━━━━━ EXERCISE INPUTS

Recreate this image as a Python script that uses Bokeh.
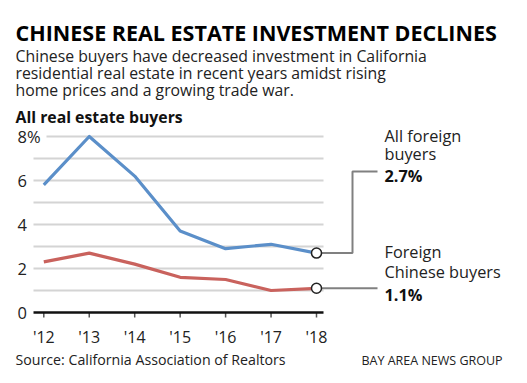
from bokeh.plotting import figure
from bokeh.models import Range1d
from bokeh.core.properties import value
from bokeh.embed import file_html
from bokeh.resources import INLINE

# ---- data ----
years = [2012, 2013, 2014, 2015, 2016, 2017, 2018]
year_labels = ["'12", "'13", "'14", "'15", "'16", "'17", "'18"]
all_foreign = [5.8, 8.0, 6.2, 3.7, 2.9, 3.1, 2.7]
chinese = [2.3, 2.7, 2.2, 1.6, 1.5, 1.0, 1.1]
y_ticks = [0, 2, 4, 6, 8]
y_tick_labels = ["0", "2", "4", "6", "8%"]
grid_lines = [1, 2, 3, 4, 5, 6, 7]
top_grid = 8

BLUE = "#5b8fc9"
RED = "#c9625d"
FONT = "Open Sans"

W, H = 527, 383
# layout in page pixels
X0PX, XSTEP = 43.3, 45.45
Y0PX, YSTEP = 312.0, 22.0

def dx(px):
    return 2012 + (px - X0PX) / XSTEP

def dy(py):
    return (Y0PX - py) / YSTEP

p = figure(width=W, height=H, output_backend="svg", toolbar_location=None,
           x_range=Range1d(dx(0), dx(W)), y_range=Range1d(dy(H), dy(0)),
           x_axis_location=None, y_axis_location=None,
           min_border=0)
p.outline_line_color = None
p.background_fill_color = "white"
p.border_fill_color = "white"
p.grid.visible = False

GL, GR = dx(33), dx(323)

# gridlines
p.segment(x0=[GL] * len(grid_lines), y0=grid_lines, x1=[GR] * len(grid_lines), y1=grid_lines,
          line_color="#d4d4d4", line_width=2)
p.segment(x0=[dx(46)], y0=[top_grid], x1=[GR], y1=[top_grid],
          line_color="#d4d4d4", line_width=2)

# x axis (baseline, ticks, labels)
p.segment(x0=years, y0=[0] * len(years), x1=years, y1=[dy(317)] * len(years),
          line_color="#555555", line_width=1.5)
p.segment(x0=[GL], y0=[0], x1=[GR], y1=[0], line_color="#111111", line_width=2.5)
p.text(x=years, y=[dy(336)] * len(years), text=year_labels, text_font=value(FONT),
       text_font_size="16px", text_color="#222222", text_align="center",
       text_baseline="alphabetic")

# y tick labels
p.text(x=[dx(17)] * len(y_ticks), y=y_ticks, text=y_tick_labels, text_font=value(FONT),
       text_font_size="16.5px", text_color="#222222", text_align="left", text_baseline="middle")

# connectors
xe = years[-1]
p.line([xe, dx(352), dx(352), dx(377)], [all_foreign[-1], all_foreign[-1], dy(171), dy(171)],
       line_color="#808080", line_width=2)
p.line([xe, dx(377)], [chinese[-1], chinese[-1]], line_color="#808080", line_width=2)

# series
p.line(years, all_foreign, line_color=BLUE, line_width=3.2, line_join="round")
p.line(years, chinese, line_color=RED, line_width=3.2, line_join="round")

p.scatter([xe, xe], [all_foreign[-1], chinese[-1]], size=10, marker="circle",
          fill_color="white", line_color="#222222", line_width=1.5)

def lab(px, py, text, size, bold=False, color="#111111", font=FONT):
    p.text(x=[dx(px)], y=[dy(py)], text=[text], text_font=value(font),
           text_font_size=size, text_color=color,
           text_font_style="bold" if bold else "normal",
           text_baseline="alphabetic", text_align="left")

lab(15, 31.7, "CHINESE REAL ESTATE INVESTMENT DECLINES", "21.5px", bold=True, color="#000000")
lab(15, 55.7, "Chinese buyers have decreased investment in California", "15.8px", color="#222222")
lab(15, 72.7, "residential real estate in recent years amidst rising", "15.8px", color="#222222")
lab(15, 89.3, "home prices and a growing trade war.", "15.8px", color="#222222")
lab(15, 116.7, "All real estate buyers", "15.8px", bold=True, color="#111111")

lab(384, 135, "All foreign", "16.3px", color="#222222")
lab(384, 153.5, "buyers", "16.3px", color="#222222")
lab(384, 175.7, "2.7%", "16.3px", bold=True, color="#111111")
lab(384, 251.7, "Foreign", "16.3px", color="#222222")
lab(384, 271, "Chinese buyers", "16.3px", color="#222222")
lab(384, 294, "1.1%", "16.3px", bold=True, color="#111111")

lab(15, 359.3, "Source: California Association of Realtors", "14.2px", color="#222222")
lab(361, 359.5, "BAY AREA NEWS GROUP", "12.5px", color="#222222")

open("out.html", "w").write(file_html(p, INLINE))
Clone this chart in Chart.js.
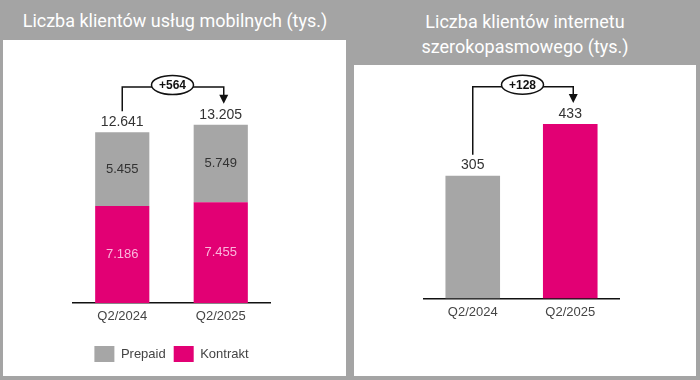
<!DOCTYPE html>
<html>
  <head>
    <title>Liczba klientów</title>
    <script src="https://cdn.jsdelivr.net/npm/chart.js@4.4.0/dist/chart.umd.min.js"></script>
    <style>
      html,body{
        width: 700px;
        height: 380px;
        margin: 0;
        padding: 0;
        background: #a4a4a4;
        overflow: hidden;
      }
      .title{
        position: absolute;
        color: #fff;
        font-family: Roboto, sans-serif;
        font-weight: 400;
        font-size: 18px;
        text-align: center;
        line-height: 25px;
      }
      .panel{
        position: absolute;
        background: #fff;
      }
      canvas{ display: block; }
    </style>
  </head>
  <body>
    <div class="title" style="left:0; top:8px; width:350px;">Liczba klientów usług mobilnych (tys.)</div>
    <div class="title" style="left:350px; top:9px; width:350px;">Liczba klientów internetu<br>szerokopasmowego (tys.)</div>

    <div class="panel" style="left:3px; top:40px; width:343px; height:336px;">
      <canvas id="mobile" width="343" height="336"></canvas>
    </div>
    <div class="panel" style="left:354px; top:65px; width:342px; height:311px;">
      <canvas id="internet" width="342" height="311"></canvas>
    </div>

    <script>
      // dane
      const kwartaly = ['Q2/2024', 'Q2/2025']
      const kontrakt = [7186, 7455]
      const prepaid = [5455, 5749]
      const sumaMobile = [12641, 13205]
      const internet = [305, 433]
      const zmianaMobile = '+564'
      const zmianaInternet = '+128'

      const MAGENTA = '#e20074'
      const SZARY = '#a6a6a6'
      const FONT = '"Liberation Sans", Arial, sans-serif'

      function fmt(v){
        if(v >= 1000) return (v/1000).toFixed(3)
        return String(v)
      }

      // etykiety wartości + strzałka ze zmianą
      const adnotacje = {
        id: 'adnotacje',
        afterDatasetsDraw(chart, args, opts){
          const ctx = chart.ctx
          const metas = chart.getSortedVisibleDatasetMetas()
          const top = metas[metas.length-1]
          ctx.save()
          ctx.textAlign = 'center'
          ctx.textBaseline = 'middle'

          // wartości w segmentach
          if(opts.inner){
            metas.forEach(m => {
              m.data.forEach((bar, i) => {
                const v = chart.data.datasets[m.index].data[i]
                ctx.fillStyle = m.index === 0 ? '#fbb6dc' : '#333'
                ctx.font = '13px ' + FONT
                ctx.fillText(fmt(v), bar.x, (bar.y + bar.base)/2)
              })
            })
          }
          // sumy nad słupkami
          top.data.forEach((bar, i) => {
            ctx.fillStyle = '#333'
            ctx.font = '14px ' + FONT
            ctx.fillText(fmt(opts.sumy[i]), bar.x, bar.y - 10)
          })

          // strzałka
          const b0 = top.data[0], b1 = top.data[1]
          const yLvl = chart.scales.y.getPixelForValue(opts.level)
          const xm = (b0.x + b1.x)/2 + 1
          ctx.strokeStyle = '#111'
          ctx.fillStyle = '#111'
          ctx.lineWidth = 1.5
          ctx.beginPath()
          ctx.moveTo(b0.x, b0.y - 21)
          ctx.lineTo(b0.x, yLvl)
          ctx.lineTo(b1.x + 3, yLvl)
          ctx.lineTo(b1.x + 3, b1.y - 29)
          ctx.stroke()
          ctx.beginPath()
          ctx.moveTo(b1.x + 3 - 4.5, b1.y - 30)
          ctx.lineTo(b1.x + 3 + 4.5, b1.y - 30)
          ctx.lineTo(b1.x + 3, b1.y - 21)
          ctx.closePath()
          ctx.fill()

          ctx.beginPath()
          ctx.ellipse(xm, yLvl - 2, 21, 9.5, 0, 0, Math.PI*2)
          ctx.fillStyle = '#fff'
          ctx.fill()
          ctx.stroke()
          ctx.fillStyle = '#111'
          ctx.font = 'bold 12px ' + FONT
          ctx.fillText(opts.label, xm, yLvl - 1)
          ctx.restore()
        }
      }

      function osX(h){
        return {
          grid: { display: false, drawTicks: false },
          border: { display: true, color: '#111', width: 1.5 },
          ticks: { color: '#444', font: { family: FONT, size: 13 }, padding: 6 },
          afterFit(scale){ if(h) scale.height = h }
        }
      }

      new Chart(document.getElementById('mobile'), {
        type: 'bar',
        data: {
          labels: kwartaly,
          datasets: [
            { label: 'Kontrakt', data: kontrakt, backgroundColor: MAGENTA },
            { label: 'Prepaid', data: prepaid, backgroundColor: SZARY }
          ]
        },
        options: {
          responsive: false,
          animation: false,
          categoryPercentage: 0.55,
          barPercentage: 1,
          layout: { padding: { left: 70, right: 76, top: 20, bottom: 4 } },
          scales: {
            x: { ...osX(35), stacked: true },
            y: { stacked: true, display: false, min: 0, max: 18000 }
          },
          plugins: {
            tooltip: { enabled: false },
            legend: {
              position: 'bottom',
              reverse: true,
              labels: {
                boxWidth: 20, boxHeight: 16, padding: 8,
                color: '#444', font: { family: FONT, size: 13 }
              }
            },
            adnotacje: { inner: true, level: 16000, label: zmianaMobile, sumy: sumaMobile }
          }
        },
        plugins: [adnotacje]
      })

      new Chart(document.getElementById('internet'), {
        type: 'bar',
        data: {
          labels: kwartaly,
          datasets: [
            { label: 'Internet', data: internet, backgroundColor: [SZARY, MAGENTA] }
          ]
        },
        options: {
          responsive: false,
          animation: false,
          categoryPercentage: 0.56,
          barPercentage: 1,
          layout: { padding: { left: 70, right: 77, top: 8, bottom: 50 } },
          scales: {
            x: osX(0),
            y: { display: false, min: 0, max: 560 }
          },
          plugins: {
            tooltip: { enabled: false },
            legend: { display: false },
            adnotacje: { inner: false, level: 526, label: zmianaInternet, sumy: internet }
          }
        },
        plugins: [adnotacje]
      })
    </script>
  </body>
</html>
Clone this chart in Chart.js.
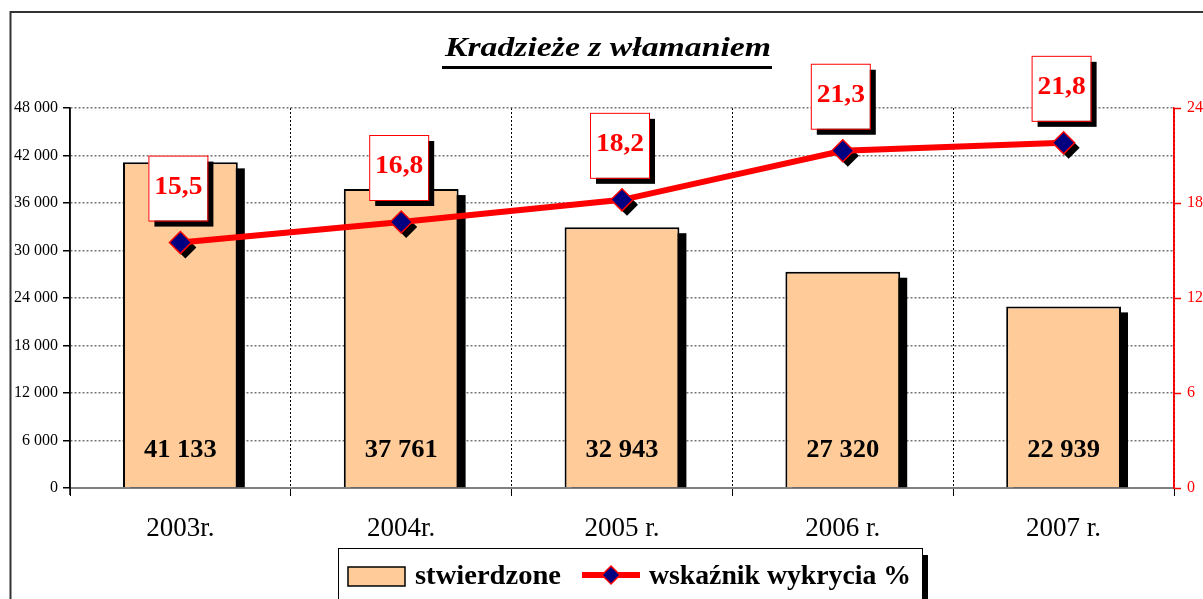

━━━━━━━━━━

» OBJECTIVE
All lines from the start of the entries through the one with "from bokeh.resources import INLINE" are to be output exactly; omit the pictures.

» THE RESULT
Recreate this image as a Python script that uses Bokeh.
from bokeh.plotting import figure
from bokeh.models import Range1d
from bokeh.core.properties import value
from bokeh.embed import file_html
from bokeh.resources import INLINE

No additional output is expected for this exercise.